Four traders on East Street and the Bedminster Business Improvement District said the housing development would bring life to the“struggling” town centre. But 13 residents and two councillors spoke out against the scheme, saying it was  “oppressive” and“anti-social” and did not meet standards set to ensure liveability.
 
YOUR VIEWS
• Resident Charlotte Cameron Beaumont - We do need to build homes, but these homes fail to meet even the most basic of standards: space, daylight and density all fall far short of recommendations. 
• James Young - A litany of small, box-like apartments crammed together under the shadow of neighbouring buildings are not homes for anyone. 
• Nick Townsend, chair of Windmill Hill and Malago Planning Group(WHaM) - There is no doubt we won the argument hands down but there was a strong feeling that we simply weren't heard. This is the most controversial development in Bedminster for a generation.This is at a time when more and more people will be working from home! It's ironic that Bedminster was known for its dark, cramped housing in the 19th Century, and now we have come full circle.  Under 7% affordability is simply a humiliation for the council.
This car park will be sheer hell for the 28 elderly people in St Catherine's Court, who have been betrayed by this council.

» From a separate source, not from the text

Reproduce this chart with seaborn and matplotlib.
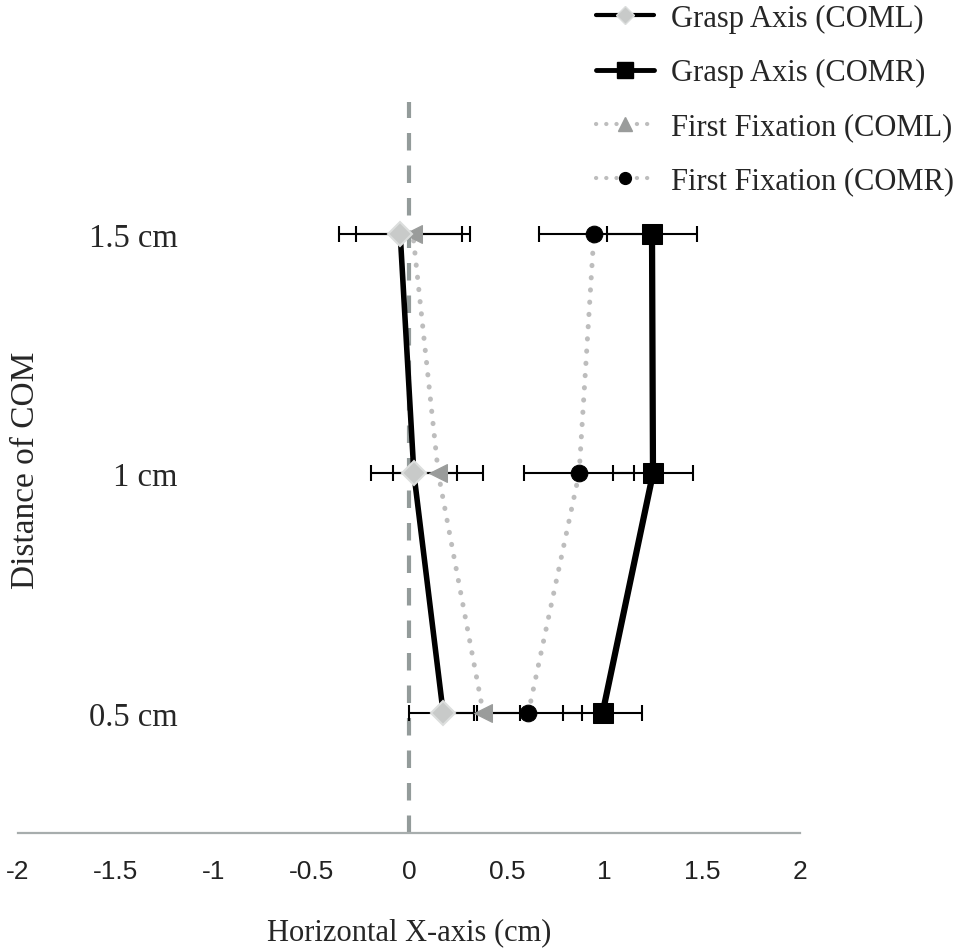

• Windmill Hill councillor Jon Wellington wrote in his column this month (Page 33) - It is particularly disappointing after four and a half years of meetings with developers, residents, officers and cabinet members and Mayor that this decision has been made in spite of the council’s own policies. All we want for the site is a development that enhances the local environment or at the very least does not actively harm it. This plan fails on these counts.
• Simon Dicken, chair of the Bedminster BID and Wilko Bedminster store manager - As an organisation representing more than 300 local businesses, we have long been in favour of these developments and we welcome these planning approvals. The increased footfall that these developments will bring will be crucial to the future success of East Street. Without the development and investment proposed by the Bedminster Green framework, the future of East Street would be very much in the balance. 

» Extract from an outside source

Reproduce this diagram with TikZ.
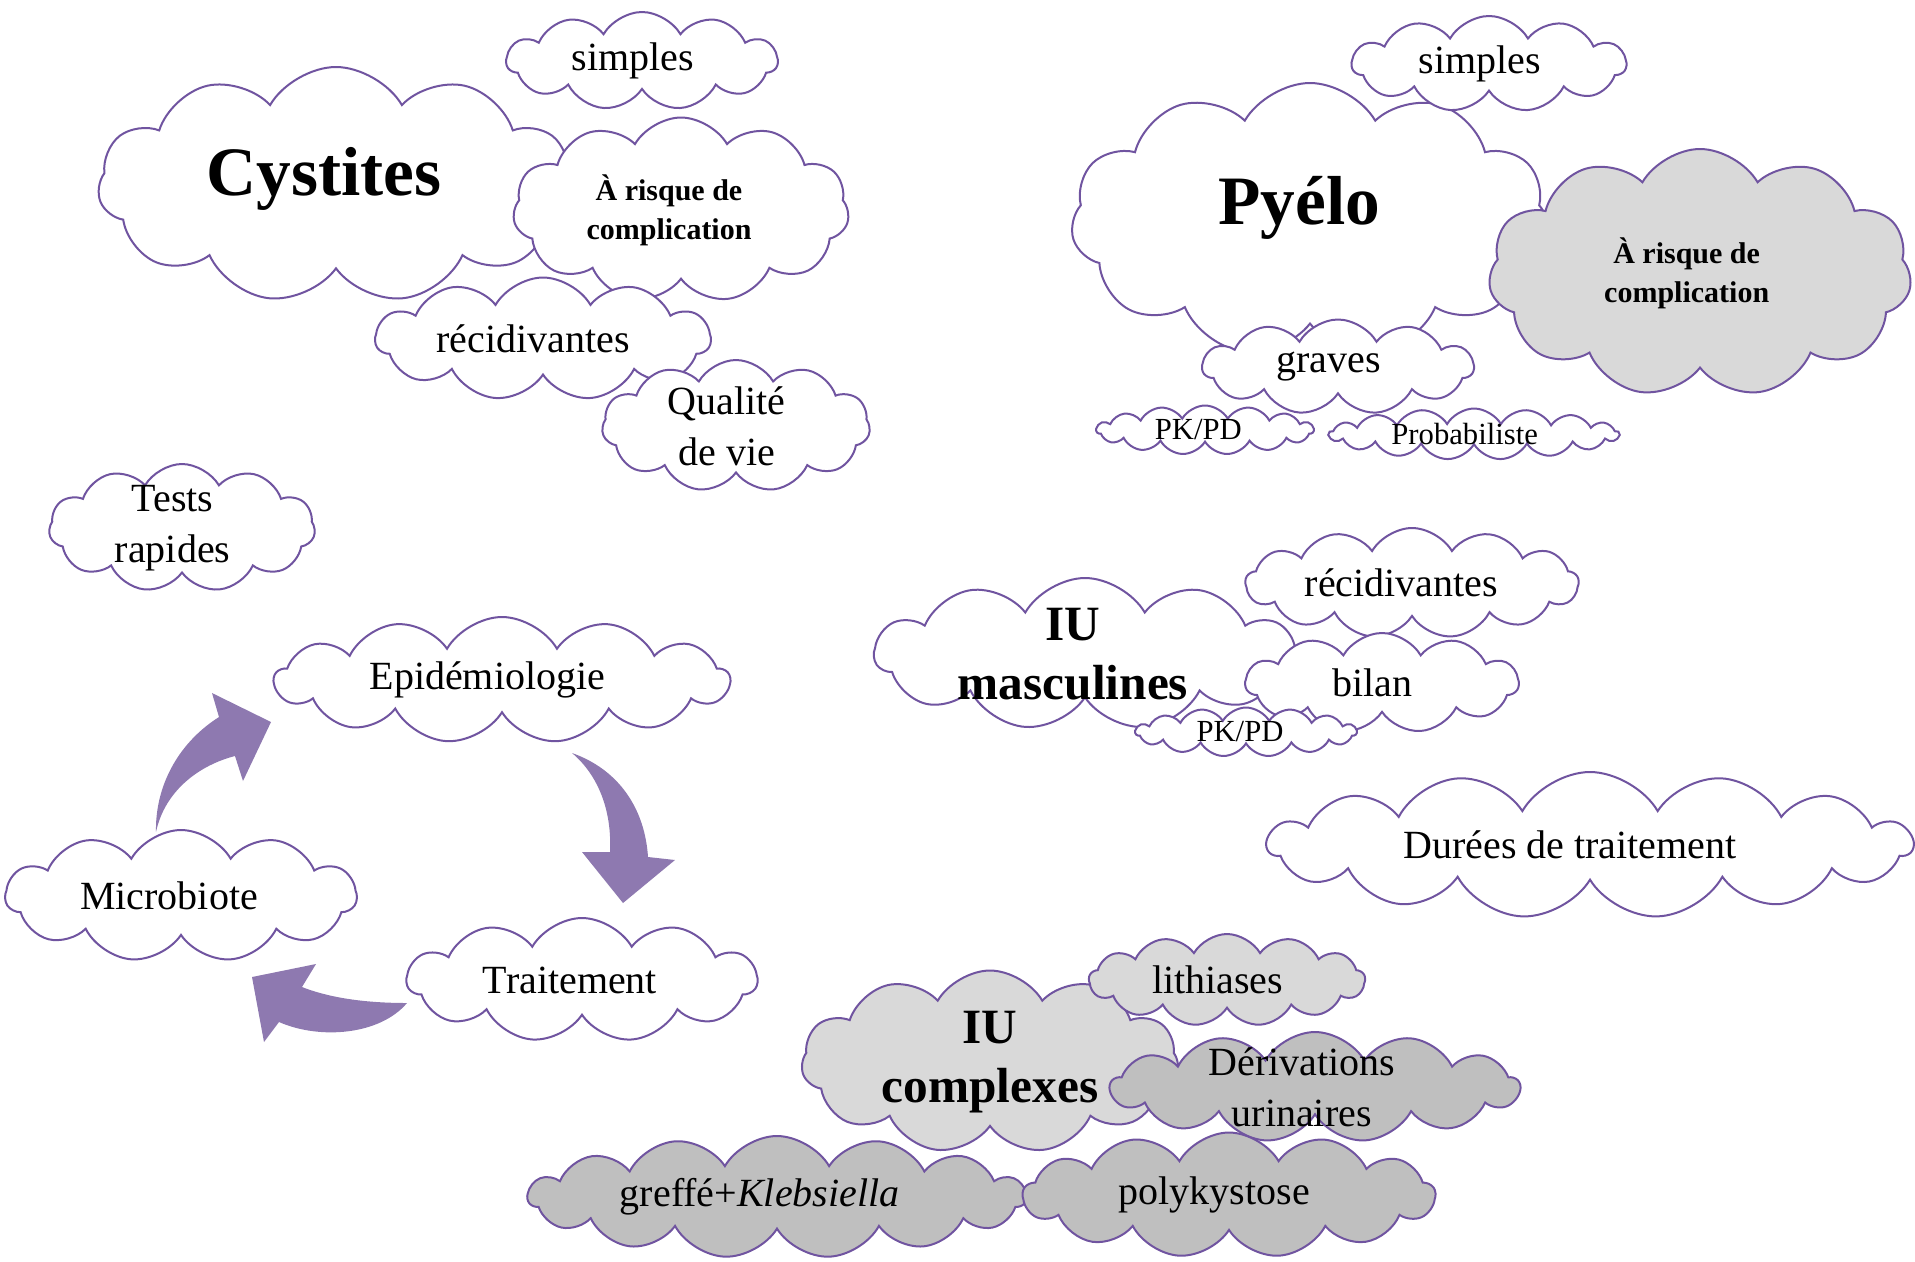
\documentclass[tikz,border=0pt]{standalone}
\usepackage{fontspec}
\setmainfont{Liberation Serif}
\usetikzlibrary{shapes.symbols}
\definecolor{bordnuage}{RGB}{112,84,160}
\definecolor{flecheviolet}{RGB}{142,121,176}
\definecolor{grisclair}{RGB}{217,217,217}
\definecolor{grisfonce}{RGB}{191,191,191}
\newcommand{\tailletitre}{\fontsize{52}{60}\selectfont\bfseries}
\newcommand{\taillegras}{\fontsize{37}{44}\selectfont\bfseries}
\newcommand{\taillerisque}{\fontsize{22.5}{29}\selectfont\bfseries}
\newcommand{\taillenormale}{\fontsize{30}{38}\selectfont}
\newcommand{\taillepetite}{\fontsize{23}{28}\selectfont}
\tikzset{every picture/.style={line width=0.75pt}}
\tikzset{
  nuage/.style={cloud, cloud puffs=11, cloud puff arc=120, cloud ignores aspect,
    draw=bordnuage, line width=1.5pt, fill=white, inner sep=0pt},
  nuageclair/.style={nuage, fill=grisclair},
  nuagefonce/.style={nuage, fill=grisfonce},
  large/.style={cloud puffs=13},
  tresLarge/.style={cloud puffs=15},
  taille/.style 2 args={minimum width=#1*0.75pt, minimum height=#2*0.75pt},
  etiq/.style={align=center, inner sep=0pt, font=\taillenormale},
  fleche/.style={fill=flecheviolet, draw=none}
}

\begin{document}
\begin{tikzpicture}[x=0.75pt,y=0.75pt,yscale=-1,xscale=1]
\useasboundingbox (0,0) rectangle (1915,1261);

%Cystites
\node [nuage, taille={476}{236}, label={[etiq, font=\tailletitre, xshift=-9pt, yshift=4.5pt]center:Cystites}] (cyst) at (336,185) {};
\node [nuage, taille={271}{98}, label={[etiq, xshift=-7pt]center:simples}] (cystsimp) at (642,61) {};
\node [nuage, taille={336}{185}, label={[etiq, font=\taillerisque, xshift=-9pt]center:{À risque de\\complication}}] (cystrisque) at (681,210) {};
\node [nuage, taille={335}{123}, label={[etiq, xshift=-7.5pt]center:récidivantes}] (cystrec) at (543,339) {};
\node [nuage, taille={268}{132}, label={[etiq, xshift=-7pt]center:{Qualité\\de vie}}] (qualite) at (736,426) {};

% Tests
\node [nuage, taille={266}{128}, label={[etiq, xshift=-7pt]center:{Tests\\rapides}}] (tests) at (182,528) {};

%Pyélo
\node [nuage, taille={478}{274}, label={[etiq, font=\tailletitre, xshift=-8pt, yshift=9pt]center:Pyélo}] (pyelo) at (1310,220) {};
\node [nuage, taille={274}{96}, label={[etiq, xshift=-7pt]center:simples}] (pyesimp) at (1489,64) {};
\node [nuageclair, taille={423}{248}, label={[etiq, font=\taillerisque, xshift=-10pt]center:{À risque de\\complication}}] (pyerisque) at (1700,273) {};
\node [nuage, taille={271}{95}, label={[etiq, xshift=-7pt]center:graves}] (graves) at (1338,367) {};
\node [nuage, tresLarge, taille={217}{49}, label={[etiq, font=\taillepetite, xshift=-5pt]center:PK/PD}] (pkpdun) at (1205,430) {};
\node [nuage, cloud puffs=17, taille={290}{51}, label={[etiq, font=\taillepetite, xshift=-7pt]center:Probabiliste}] (proba) at (1474,434) {};

%IU masculines
\node [nuage, taille={421}{152}, label={[etiq, font=\taillegras, xshift=-9pt]center:{IU\\masculines}}] (masc) at (1085,654) {};
\node [nuage, large, taille={333}{110}, label={[etiq, xshift=-8pt]center:récidivantes}] (mascrec) at (1412,583) {};
\node [nuage, taille={273}{100}, label={[etiq, xshift=-7pt]center:bilan}] (bilan) at (1382,683) {};
\node [nuage, tresLarge, taille={221}{49}, label={[etiq, font=\taillepetite, xshift=-4.5pt]center:PK/PD}] (pkpddeux) at (1246,732) {};

% Durées
\node [nuage, tresLarge, taille={645}{146}, label={[etiq, xshift=-15pt]center:Durées de traitement}] (durees) at (1590,845) {};

%Cycle
\node [nuage, large, taille={455}{126}, label={[etiq, xshift=-11pt]center:Epidémiologie}] (epid) at (502,680) {};
\node [nuage, taille={351}{132}, label={[etiq, xshift=-9pt]center:Microbiote}] (micro) at (181,896) {};
\node [nuage, taille={350}{124}, label={[etiq, xshift=-9pt]center:Traitement}] (trait) at (582,980) {};

%Fleches du cycle
\fill [fleche] (156,832) .. controls (155,790) and (175,745) .. (219,717)
  -- (212,693) -- (271,722) -- (243,781) -- (235,756)
  .. controls (200,765) and (165,790) .. (156,832) -- cycle;
\fill [fleche] (572,753) .. controls (598,775) and (612,810) .. (610,852)
  -- (582,852) -- (623,903) -- (675,860) -- (648,857)
  .. controls (645,810) and (620,770) .. (572,753) -- cycle;
\fill [fleche] (407,1003) .. controls (375,1003) and (335,1000) .. (302,987)
  -- (316,964) -- (252,977) -- (264,1042) -- (279,1022)
  .. controls (320,1040) and (380,1035) .. (407,1003) -- cycle;

%IU complexes
\node [nuageclair, taille={377}{183}, label={[etiq, font=\taillegras]center:{IU\\complexes}}] (compl) at (990,1062) {};
\node [nuageclair, large, taille={276}{92}, label={[etiq, xshift=-7pt]center:lithiases}] (lith) at (1227,980) {};
\node [nuagefonce, tresLarge, taille={498}{122}, label={[etiq, xshift=-13pt]center:greffé+\textit{Klebsiella}}] (greffe) at (777,1197) {};
\node [nuagefonce, large, taille={412}{125}, label={[etiq, xshift=-11pt]center:polykystose}] (polyk) at (1229,1195) {};
\node [nuagefonce, large, taille={409}{110}, label={[etiq, xshift=-10pt]center:{Dérivations\\urinaires}}] (deriv) at (1315,1087) {};

\end{tikzpicture}
\end{document}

I know first-hand how tough it is for local retailers - and how worried our staff are about their jobs. We have watched proposals for St Catherine's Place refused and seen the sad decline of East Street. But now we finally have a scheme that council’s officers and councillors approved. It is not just retailers who needed this application approved. The community deserves a vibrant local high street, not one whose empty shops suggest this part of Bedminster has been long forgotten.